4. Implementation of Control System

The control system combines gait generation, motor control, and behavior management to enable coordinated movement and environmental interaction.

4.1. Gait Pattern Generation

The robot implements three primary gait patterns optimized for different operational conditions. Diagonal gait uses diagonal pairs of legs moving in synchronization, maintaining a stable three-point stance at all times, prioritizing stability over speed and used during mapping operations. Wave gait employs legs moving in a sequential wave-like pattern from back to front, with only one leg lifting at a time, offering maximum stability on challenging terrain. Ripple gait uses a modified tripod gait where legs move in a 4-phase sequence that maintains at least four ground contact points, balancing speed and stability for general movement (Figure 6).

The gait generator implements each pattern as a sequence of leg position targets defined by hip and knee servo angles. These sequences are parameterized by step height (maximum vertical lift during the swing phase), step length (horizontal distance covered in each step), cycle time (duration of a complete gait cycle), and duty factor (proportion of the cycle spent in stance phase versus swing phase).

4.2. Servo Control System

The servo control system translates high-level movement commands into coordinated PWM signals for the eight servo motors. The implementation uses a PID-based approach to ensure smooth transitions between servo positions, reducing mechanical stress and power consumption.

The control flow proceeds through target generation (high-level commands are translated into target leg positions based on the selected gait pattern), trajectory planning (continuous paths between current and target positions are generated using cubic spline interpolation), motion profiling (acceleration and deceleration profiles are applied to minimize jerk during movement), and PWM generation (final servo positions are converted to PWM duty cycles and output to the servos).

The ESP32’s LED controller peripheral is used for PWM generation, providing 16-bit resolution and hardware-timed accuracy. The servo update loop runs at 200 Hz, ensuring responsive control while remaining within the mechanical response capabilities of the servos.

4.3. Behavior Control System

The robot’s behavior is managed through a hierarchical state machine implemented using an event-driven architecture (Figure 7).

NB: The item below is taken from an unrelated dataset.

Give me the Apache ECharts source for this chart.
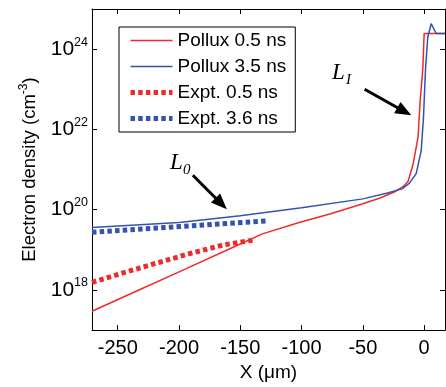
<!DOCTYPE html>
<html>
<head>
<meta charset="utf-8">
<script src="https://cdn.jsdelivr.net/npm/echarts@6.0.0/dist/echarts.min.js"></script>
<style>
  html, body { margin: 0; padding: 0; background: #fff; }
  #chart { width: 446px; height: 387px; }
</style>
</head>
<body>
<div id="chart"></div>
<script>
// positions in um, densities in cm^-3
const polluxEarlyX = [-271, -235, -199, -159, -132, -102, -77, -50, -36, -24, -17, -13, -9, -5, -3.3, -1.1, 0, 17];
const polluxEarlyN = [2.95e17, 9.3e17, 2.9e18, 1.05e19, 2.5e19, 4.8e19, 7.8e19, 1.41e20, 1.95e20, 2.8e20, 3.8e20, 5.2e20, 1.38e21, 6.3e21, 5.0e22, 3.2e23, 2.45e24, 2.45e24];

const polluxLateX = [-271, -200, -150, -100, -50, -30, -18, -12, -6.5, -2.4, -0.6, 1.1, 2.9, 5.7, 9.8, 17];
const polluxLateN = [3.6e19, 4.8e19, 7.1e19, 1.12e20, 1.86e20, 2.6e20, 3.3e20, 4.6e20, 7.9e20, 2.95e21, 1.86e22, 3.1e23, 1.95e24, 4.3e24, 2.45e24, 2.45e24];

const exptEarlyX = [-271, -245, -218, -191, -164, -140];
const exptEarlyN = [1.55e18, 2.7e18, 4.7e18, 8.1e18, 1.32e19, 1.74e19];

const exptLateX = [-271, -200, -129];
const exptLateN = [2.75e19, 3.8e19, 5.25e19];

const xTicks = [-250, -200, -150, -100, -50, 0];
const yTicks = [1e18, 1e20, 1e22, 1e24];

const RED = "#ee2a2a";
const BLUE = "#3552ad";
const FONT = "Liberation Sans";
const DOTS = { width: 5, type: [4.5, 3.2], cap: "butt" };

const zip = (xs, ys) => xs.map((x, i) => [x, ys[i]]);

const chart = echarts.init(document.getElementById("chart"));

const frameLine = { onZero: false, lineStyle: { color: "#000", width: 1 } };

const xBase = {
  type: "value",
  min: -271,
  max: 17,
  axisLine: frameLine,
  axisTick: { inside: true, length: 5, customValues: xTicks, lineStyle: { color: "#000" } },
  splitLine: { show: false },
};
const yBase = {
  type: "log",
  logBase: 10,
  min: 1e17,
  max: 1e25,
  axisLine: frameLine,
  axisTick: { inside: true, length: 5, customValues: yTicks, lineStyle: { color: "#000" } },
  splitLine: { show: false },
  minorTick: { show: false },
};

const line = (name, xs, ys, color, dotted) => ({
  name,
  type: "line",
  data: zip(xs, ys),
  symbol: "none",
  lineStyle: dotted ? Object.assign({ color }, DOTS) : { color, width: 1.5 },
  itemStyle: { color },
  z: dotted ? 3 : 2,
});

const series = [
  line("Pollux 0.5 ns", polluxEarlyX, polluxEarlyN, RED, false),
  line("Pollux 3.5 ns", polluxLateX, polluxLateN, BLUE, false),
  line("Expt. 0.5 ns", exptEarlyX, exptEarlyN, RED, true),
  line("Expt. 3.6 ns", exptLateX, exptLateN, BLUE, true),
];

// annotation arrows (L0, LI)
series[0].markLine = {
  silent: true,
  symbol: ["none", "triangle"],
  symbolSize: [13, 16],
  label: { show: false },
  lineStyle: { color: "#000", width: 3, type: "solid" },
  data: [
    [{ coord: [-188.7, 7.2e20] }, { coord: [-165.6, 1.41e20] }],
    [{ coord: [-48.6, 1e23] }, { coord: [-16.2, 2.8e22] }],
  ],
};

chart.setOption({
  animation: false,
  backgroundColor: "#fff",
  textStyle: { fontFamily: FONT, color: "#000" },
  grid: { left: 92, right: 1, top: 9, bottom: 49 },
  legend: {
    orient: "vertical",
    left: 119,
    top: 27,
    padding: [4, 9, 4, 9],
    itemWidth: 42,
    itemHeight: 20,
    itemGap: 7,
    selectedMode: false,
    backgroundColor: "#fff",
    borderColor: "#000",
    borderWidth: 1,
    borderRadius: 0,
    itemStyle: { opacity: 0 },
    data: [
      { name: "Pollux 0.5 ns", lineStyle: { width: 1.5 } },
      { name: "Pollux 3.5 ns", lineStyle: { width: 1.5 } },
      { name: "Expt. 0.5 ns", lineStyle: DOTS },
      { name: "Expt. 3.6 ns", lineStyle: DOTS },
    ],
    textStyle: { fontFamily: FONT, fontSize: 19, color: "#000" },
  },
  xAxis: [
    Object.assign({}, xBase, {
      position: "bottom",
      name: "X (\u03bcm)",
      nameLocation: "middle",
      nameGap: 30,
      nameTextStyle: { fontFamily: FONT, fontSize: 19, color: "#000" },
      axisLabel: { customValues: xTicks, margin: 8, fontFamily: FONT, fontSize: 20, color: "#000" },
    }),
    Object.assign({}, xBase, { position: "top", axisLabel: { show: false } }),
  ],
  yAxis: [
    Object.assign({}, yBase, {
      position: "left",
      name: "{n|Electron density (cm}{s|-3}{n|)}",
      nameLocation: "middle",
      nameGap: 44,
      nameTextStyle: {
        rich: {
          n: { fontFamily: FONT, fontSize: 18.5, color: "#000", lineHeight: 26, verticalAlign: "middle" },
          s: { fontFamily: FONT, fontSize: 12, color: "#000", lineHeight: 12, verticalAlign: "top" },
        },
      },
      axisLabel: {
        customValues: yTicks,
        margin: 4,
        formatter: (v) => "{b|10}{s|" + Math.round(Math.log10(v)) + "}",
        rich: {
          b: { fontFamily: FONT, fontSize: 21, color: "#000", lineHeight: 27, verticalAlign: "middle" },
          s: { fontFamily: FONT, fontSize: 12.5, color: "#000", lineHeight: 9, verticalAlign: "top" },
        },
      },
    }),
    Object.assign({}, yBase, { position: "right", axisLabel: { show: false } }),
  ],
  graphic: [
    { type: "text", left: 170, top: 151, style: { text: "L", font: "italic 23px 'Liberation Serif'", fill: "#000" } },
    { type: "text", left: 183, top: 163, style: { text: "0", font: "italic 15px 'Liberation Serif'", fill: "#000" } },
    { type: "text", left: 332, top: 61, style: { text: "L", font: "italic 23px 'Liberation Serif'", fill: "#000" } },
    { type: "text", left: 346, top: 73, style: { text: "I", font: "italic 15px 'Liberation Serif'", fill: "#000" } },
  ],
  series,
});
</script>
</body>
</html>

The behavior controller operates at a higher level than the gait generator, making decisions about when to change gaits, when to stop for additional sensor readings, and how to respond to detected obstacles. Key behaviors include obstacle avoidance (when sensors detect an obstacle within a configurable threshold distance, the robot stops and performs additional sensor readings to confirm the obstacle, then executes an avoidance maneuver), terrain adaptation (the controller monitors leg servo load and position errors to detect challenging terrain), mapping mode (the robot moves in a predefined pattern while collecting sensor readings at regular intervals), and battery management (the controller monitors battery voltage and adjusts behavior to conserve power when the battery level falls below configured thresholds).

5. Mapping System Implementation

The mapping system combines sensor data acquisition, position estimation, and environmental modeling to create coherent spatial representations.

5.1. Sensor Integration and Data Acquisition

The robot’s sensing system combines multiple ultrasonic distance measurements with inertial data to perceive the environment. Sensor readings are acquired and processed according to initialization (at system startup, all sensors undergo a calibration routine), scheduled polling (during operation, sensors are polled at specific frequencies), and preprocessing (raw sensor values undergo initial filtering to remove outliers and noise) (Figure 8).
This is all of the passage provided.